╭─ Information provided

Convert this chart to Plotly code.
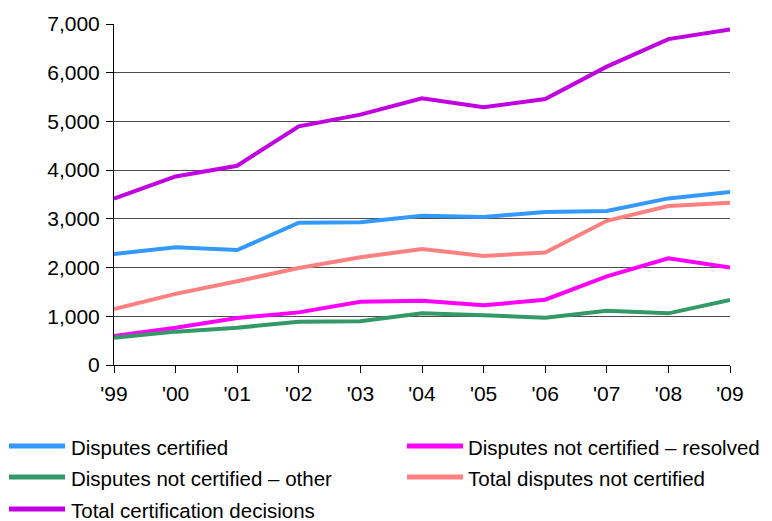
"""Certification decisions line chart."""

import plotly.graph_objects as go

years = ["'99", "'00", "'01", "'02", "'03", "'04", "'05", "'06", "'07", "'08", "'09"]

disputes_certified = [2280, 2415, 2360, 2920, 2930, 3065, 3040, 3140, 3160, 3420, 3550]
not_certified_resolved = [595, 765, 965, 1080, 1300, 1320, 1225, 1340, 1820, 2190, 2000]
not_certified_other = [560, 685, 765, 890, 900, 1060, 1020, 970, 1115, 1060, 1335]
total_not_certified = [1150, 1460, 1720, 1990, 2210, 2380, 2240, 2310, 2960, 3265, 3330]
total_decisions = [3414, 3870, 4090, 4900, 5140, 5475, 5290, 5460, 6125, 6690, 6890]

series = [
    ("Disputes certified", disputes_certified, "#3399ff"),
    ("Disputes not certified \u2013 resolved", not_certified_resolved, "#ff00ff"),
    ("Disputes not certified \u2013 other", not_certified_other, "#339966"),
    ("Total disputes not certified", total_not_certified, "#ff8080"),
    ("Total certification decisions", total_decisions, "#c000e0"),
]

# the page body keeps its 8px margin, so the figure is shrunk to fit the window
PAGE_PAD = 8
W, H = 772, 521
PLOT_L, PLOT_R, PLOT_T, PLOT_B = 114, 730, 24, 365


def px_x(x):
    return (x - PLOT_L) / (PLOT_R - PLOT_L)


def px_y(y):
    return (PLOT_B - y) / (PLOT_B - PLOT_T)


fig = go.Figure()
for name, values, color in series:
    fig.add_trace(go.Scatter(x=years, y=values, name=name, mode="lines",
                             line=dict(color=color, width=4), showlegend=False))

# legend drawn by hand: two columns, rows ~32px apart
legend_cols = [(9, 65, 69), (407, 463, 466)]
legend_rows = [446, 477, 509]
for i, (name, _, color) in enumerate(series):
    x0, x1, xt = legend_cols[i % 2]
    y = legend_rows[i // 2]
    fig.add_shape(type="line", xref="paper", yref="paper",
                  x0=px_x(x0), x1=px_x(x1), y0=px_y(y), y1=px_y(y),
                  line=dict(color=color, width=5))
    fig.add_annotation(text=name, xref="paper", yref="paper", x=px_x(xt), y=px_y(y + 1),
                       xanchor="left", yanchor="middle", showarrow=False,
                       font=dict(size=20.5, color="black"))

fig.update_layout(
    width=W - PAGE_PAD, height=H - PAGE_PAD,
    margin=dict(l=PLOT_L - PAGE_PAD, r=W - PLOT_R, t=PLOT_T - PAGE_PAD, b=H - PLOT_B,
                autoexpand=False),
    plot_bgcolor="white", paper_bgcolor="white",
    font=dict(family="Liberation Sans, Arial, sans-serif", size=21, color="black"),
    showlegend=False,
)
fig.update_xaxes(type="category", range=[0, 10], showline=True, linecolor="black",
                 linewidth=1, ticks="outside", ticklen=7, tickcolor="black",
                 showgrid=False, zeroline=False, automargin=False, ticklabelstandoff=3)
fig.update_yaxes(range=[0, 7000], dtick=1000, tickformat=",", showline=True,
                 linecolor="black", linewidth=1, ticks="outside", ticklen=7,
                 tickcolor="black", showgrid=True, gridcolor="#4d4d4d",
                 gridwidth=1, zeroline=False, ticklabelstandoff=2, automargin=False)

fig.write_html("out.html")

╰─

__Written instruction__. Copy out all of the data word for word. Do not carry over any picture.

__The output__.
Convert this chart to Plotly code.
"""Certification decisions line chart."""

import plotly.graph_objects as go

years = ["'99", "'00", "'01", "'02", "'03", "'04", "'05", "'06", "'07", "'08", "'09"]

disputes_certified = [2280, 2415, 2360, 2920, 2930, 3065, 3040, 3140, 3160, 3420, 3550]
not_certified_resolved = [595, 765, 965, 1080, 1300, 1320, 1225, 1340, 1820, 2190, 2000]
not_certified_other = [560, 685, 765, 890, 900, 1060, 1020, 970, 1115, 1060, 1335]
total_not_certified = [1150, 1460, 1720, 1990, 2210, 2380, 2240, 2310, 2960, 3265, 3330]
total_decisions = [3414, 3870, 4090, 4900, 5140, 5475, 5290, 5460, 6125, 6690, 6890]

series = [
    ("Disputes certified", disputes_certified, "#3399ff"),
    ("Disputes not certified \u2013 resolved", not_certified_resolved, "#ff00ff"),
    ("Disputes not certified \u2013 other", not_certified_other, "#339966"),
    ("Total disputes not certified", total_not_certified, "#ff8080"),
    ("Total certification decisions", total_decisions, "#c000e0"),
]

# the page body keeps its 8px margin, so the figure is shrunk to fit the window
PAGE_PAD = 8
W, H = 772, 521
PLOT_L, PLOT_R, PLOT_T, PLOT_B = 114, 730, 24, 365


def px_x(x):
    return (x - PLOT_L) / (PLOT_R - PLOT_L)


def px_y(y):
    return (PLOT_B - y) / (PLOT_B - PLOT_T)


fig = go.Figure()
for name, values, color in series:
    fig.add_trace(go.Scatter(x=years, y=values, name=name, mode="lines",
                             line=dict(color=color, width=4), showlegend=False))

# legend drawn by hand: two columns, rows ~32px apart
legend_cols = [(9, 65, 69), (407, 463, 466)]
legend_rows = [446, 477, 509]
for i, (name, _, color) in enumerate(series):
    x0, x1, xt = legend_cols[i % 2]
    y = legend_rows[i // 2]
    fig.add_shape(type="line", xref="paper", yref="paper",
                  x0=px_x(x0), x1=px_x(x1), y0=px_y(y), y1=px_y(y),
                  line=dict(color=color, width=5))
    fig.add_annotation(text=name, xref="paper", yref="paper", x=px_x(xt), y=px_y(y + 1),
                       xanchor="left", yanchor="middle", showarrow=False,
                       font=dict(size=20.5, color="black"))

fig.update_layout(
    width=W - PAGE_PAD, height=H - PAGE_PAD,
    margin=dict(l=PLOT_L - PAGE_PAD, r=W - PLOT_R, t=PLOT_T - PAGE_PAD, b=H - PLOT_B,
                autoexpand=False),
    plot_bgcolor="white", paper_bgcolor="white",
    font=dict(family="Liberation Sans, Arial, sans-serif", size=21, color="black"),
    showlegend=False,
)
fig.update_xaxes(type="category", range=[0, 10], showline=True, linecolor="black",
                 linewidth=1, ticks="outside", ticklen=7, tickcolor="black",
                 showgrid=False, zeroline=False, automargin=False, ticklabelstandoff=3)
fig.update_yaxes(range=[0, 7000], dtick=1000, tickformat=",", showline=True,
                 linecolor="black", linewidth=1, ticks="outside", ticklen=7,
                 tickcolor="black", showgrid=True, gridcolor="#4d4d4d",
                 gridwidth=1, zeroline=False, ticklabelstandoff=2, automargin=False)

fig.write_html("out.html")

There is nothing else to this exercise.